The particular Cloudwatch interrogation said that dimension should match the following: Service=”ELB”, Namespace=”AWS”, and LoadBalancerName=”website-prod13.” And behold: data. The broker was set to collect this data at 12:00 UTC on October 1st and to check it every minute.

As we can see from this graph, while it worked at first, there appears to be an outage. “It just stopped working.” Or did it? Around 21:30 on October 3rd, things went off the rails.

This graph tells a very different story than things “just stopping.” For anyone that runs very large clusters of machines where they do staged rollouts, this might look familiar. It looks a lot like a probability of 1 shifting to a probability of 0 over about two hours. Remember, there are no changes in what we are asking or how we are asking it… just different answers. In this case, the expected answer is 2, but we received no answer at all.

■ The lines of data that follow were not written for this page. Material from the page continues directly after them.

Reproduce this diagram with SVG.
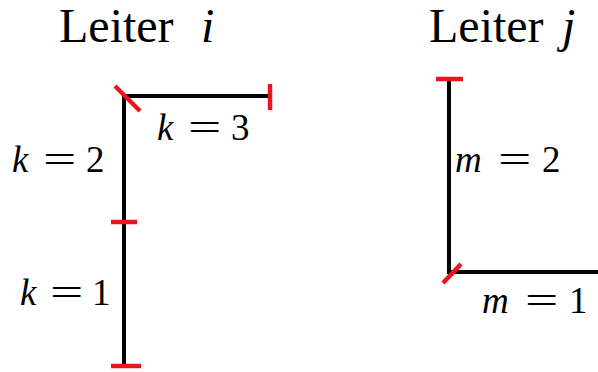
<svg xmlns="http://www.w3.org/2000/svg" width="598" height="372" viewBox="0 0 598 372">
<style>
text{font-family:"Liberation Serif","DejaVu Serif",serif;fill:#000}
.t{font-size:48px}
.m{font-size:37px}
.i{font-style:italic}
.w{stroke:#000;stroke-width:4;fill:none}
.r{stroke:#e8141e;stroke-width:4.5;fill:none}
</style>
<rect width="598" height="372" fill="#fff"/>
<g id="title-i"><text class="t" y="42"><tspan x="59">Leiter</tspan><tspan class="i" x="201">i</tspan></text></g>
<g id="title-j"><text class="t" y="42"><tspan x="429">Leiter</tspan><tspan class="i" x="562">j</tspan></text></g>
<g id="connectors">
<path class="w" d="M124,366 V96 H270"/>
<path class="w" d="M449,79 V272 H598"/>
</g>
<g id="conductor-i">
<path class="r" d="M111,366 H141"/>
<path class="r" d="M111,222 H137"/>
<path class="r" d="M115,86 L140,111"/>
<path class="r" d="M270,84 V110"/>
<text class="m" y="172"><tspan class="i" x="12">k</tspan><tspan x="86">2</tspan></text>
<text class="m" transform="translate(43,172) scale(1.6,1)">=</text>
<text class="m" y="305"><tspan class="i" x="20">k</tspan><tspan x="92">1</tspan></text>
<text class="m" transform="translate(50,305) scale(1.6,1)">=</text>
<text class="m" y="140"><tspan class="i" x="157">k</tspan><tspan x="231">3</tspan></text>
<text class="m" transform="translate(188,140) scale(1.6,1)">=</text>
</g>
<g id="conductor-j">
<path class="r" d="M436,79 H463"/>
<path class="r" d="M443,283 L461,264"/>
<text class="m" y="172"><tspan class="i" x="455">m</tspan><tspan x="542">2</tspan></text>
<text class="m" transform="translate(498,172) scale(1.6,1)">=</text>
<text class="m" y="313"><tspan class="i" x="482">m</tspan><tspan x="569">1</tspan></text>
<text class="m" transform="translate(525,313) scale(1.6,1)">=</text>
</g>
</svg>
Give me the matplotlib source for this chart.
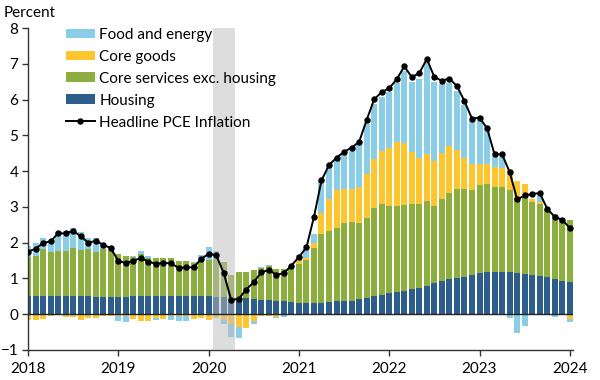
import matplotlib
matplotlib.use("Agg")
import matplotlib.pyplot as plt
import numpy as np
from matplotlib.patches import Patch
from matplotlib.lines import Line2D

plt.rcParams['font.family'] = ['Lato', 'DejaVu Sans']

# Monthly data Jan 2018 - Jan 2024 (percentage points)
housing = [
    0.50,0.50,0.51,0.51,0.51,0.50,0.50,0.50,0.50,0.49,0.49,0.48,
    0.49,0.49,0.50,0.50,0.50,0.51,0.51,0.51,0.50,0.50,0.50,0.50,
    0.50,0.49,0.48,0.42,0.45,0.45,0.43,0.40,0.39,0.38,0.36,0.35,
    0.32,0.32,0.32,0.32,0.33,0.36,0.36,0.38,0.43,0.46,0.51,0.55,
    0.59,0.63,0.66,0.70,0.74,0.80,0.86,0.92,0.98,1.01,1.05,1.11,
    1.14,1.17,1.18,1.18,1.18,1.15,1.13,1.10,1.06,1.03,0.98,0.93,
    0.91]
core_services = [
    1.10,1.12,1.31,1.22,1.26,1.27,1.35,1.30,1.32,1.26,1.33,1.32,
    1.20,1.14,1.10,1.17,1.07,1.05,1.07,1.06,0.99,1.00,0.93,0.99,
    1.03,1.06,0.98,0.68,0.74,0.74,0.80,0.90,0.97,0.89,0.90,0.97,
    1.08,1.19,1.52,1.92,1.99,2.06,2.18,2.19,2.13,2.22,2.47,2.52,
    2.44,2.41,2.39,2.37,2.33,2.36,2.16,2.29,2.40,2.50,2.45,2.36,
    2.48,2.48,2.38,2.37,2.30,2.09,2.17,2.04,2.03,1.89,1.80,1.75,
    1.72]
core_goods = [
    -0.15,-0.17,-0.14,-0.06,-0.03,-0.07,-0.09,-0.15,-0.10,-0.10,-0.04,-0.04,
    -0.05,-0.05,-0.14,-0.20,-0.19,-0.10,-0.12,-0.05,-0.05,-0.05,-0.12,-0.10,
    -0.17,-0.10,-0.16,-0.27,-0.35,-0.38,-0.20,-0.05,-0.05,-0.08,-0.03,0.00,
    0.08,0.05,0.15,0.60,0.89,1.05,0.97,0.94,1.00,1.25,1.35,1.49,
    1.62,1.78,1.75,1.47,1.31,1.31,1.26,1.29,1.33,1.08,0.88,0.73,
    0.59,0.54,0.57,0.53,0.55,0.48,0.34,0.09,0.05,0.03,0.03,0.00,
    -0.13]
food_energy = [
    0.30,0.38,0.31,0.35,0.52,0.55,0.55,0.50,0.30,0.38,0.18,0.07,
    -0.15,-0.17,0.04,0.09,0.06,-0.05,-0.02,-0.12,-0.14,-0.14,0.03,0.17,
    0.35,0.23,-0.10,-0.37,-0.31,0.00,-0.06,0.03,0.03,-0.03,-0.06,0.02,
    0.17,0.26,0.26,0.88,1.00,0.84,0.94,1.06,1.17,1.39,1.55,1.50,
    1.55,1.64,1.99,1.96,2.19,2.55,2.22,1.93,1.75,1.66,1.47,1.21,
    1.27,0.99,0.29,0.32,-0.10,-0.52,-0.34,0.00,0.19,0.00,-0.08,0.00,
    -0.09]
headline = [
    1.75,1.83,1.99,2.04,2.26,2.26,2.33,2.18,2.00,2.05,1.94,1.85,
    1.49,1.43,1.50,1.57,1.47,1.41,1.44,1.42,1.30,1.31,1.31,1.54,
    1.69,1.65,1.16,0.40,0.43,0.69,0.90,1.17,1.24,1.10,1.15,1.36,
    1.60,1.87,2.72,3.74,4.17,4.38,4.54,4.66,4.82,5.43,6.01,6.21,
    6.32,6.57,6.93,6.63,6.74,7.14,6.63,6.53,6.59,6.38,5.96,5.47,
    5.50,5.20,4.47,4.47,3.98,3.21,3.32,3.36,3.39,2.95,2.72,2.64,
    2.41]
year_labels = ['2018', '2019', '2020', '2021', '2022', '2023', '2024']
recession_months = (25, 27)  # Feb 2020 - Apr 2020 (month index)

c_fe = '#8ACDE6'
c_goods = '#FDC62F'
c_serv = '#8BAE3E'
c_house = '#2D5D8B'

H = np.array(housing); S = np.array(core_services)
G = np.array(core_goods); F = np.array(food_energy)
x = np.arange(len(H))

fig = plt.figure(figsize=(6, 3.8), dpi=100)
ax = fig.add_axes([0.0467, 0.079, 0.908, 0.847])

w = 0.8
kw = dict(width=w, linewidth=0, zorder=2)
ax.bar(x, H, color=c_house, **kw)
ax.bar(x, S, bottom=H, color=c_serv, **kw)
gpos = np.clip(G, 0, None); gneg = np.clip(G, None, 0)
ax.bar(x, gpos, bottom=H + S, color=c_goods, **kw)
ax.bar(x, gneg, color=c_goods, **kw)
fpos = np.clip(F, 0, None); fneg = np.clip(F, None, 0)
ax.bar(x, fpos, bottom=H + S + gpos, color=c_fe, **kw)
ax.bar(x, fneg, bottom=gneg, color=c_fe, **kw)

ax.axvspan(recession_months[0] - 0.45, recession_months[1] + 0.5,
           color='#BDBDBD', alpha=0.5, linewidth=0, zorder=3)

ax.axhline(0, color='#222222', linewidth=1.0, zorder=4)
ax.plot(x, headline, color='black', linewidth=1.4, marker='o',
        markersize=3.6, zorder=5)

ax.set_xlim(0, 72.4)
ax.set_ylim(-1, 8)
ax.set_yticks(range(-1, 9))
ax.set_xticks(np.arange(0, 73, 12))
ax.set_xticklabels(year_labels)
for s in ['top', 'right']:
    ax.spines[s].set_visible(False)
for s in ['left', 'bottom']:
    ax.spines[s].set_color('#333333')
    ax.spines[s].set_linewidth(1.0)
ax.tick_params(axis='both', direction='out', length=4, width=1,
               color='#333333', labelsize=11, pad=3)
ax.tick_params(axis='x', pad=5)

fig.text(0.006, 0.965, 'Percent', fontsize=11, ha='left', va='center')

handles = [
    Patch(facecolor=c_fe, label='Food and energy'),
    Patch(facecolor=c_goods, label='Core goods'),
    Patch(facecolor=c_serv, label='Core services exc. housing'),
    Patch(facecolor=c_house, label='Housing'),
    Line2D([0], [0], color='black', linewidth=1.4, marker='o',
           markersize=3.6, label='Headline PCE Inflation'),
]
ax.legend(handles=handles, loc='upper left', bbox_to_anchor=(0.058, 1.02),
          frameon=False, fontsize=11, handlelength=1.9, handleheight=0.6,
          handletextpad=0.3, labelspacing=0.52, borderaxespad=0)

fig.savefig('out.png', dpi=100)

The part I regret most about this story is how long it took for the problem to be completely resolved. It turns out that by removing the Service=”ELB” and Namespace=”AWS” dimensions, leaving only the LoadBalancerName=”website-prod13”, resulted in Amazon Cloudwatch correctly returning the expected answer again. The sudden recovery on October 7th wasn’t magic; the customer changed the configuration in Circonus to eliminate those two dimensions from the query.

Our confidence is pretty high that nothing changed on our end. My confidence is also pretty high that in a code launch on October 3rd, Amazon “fixed a glitch.”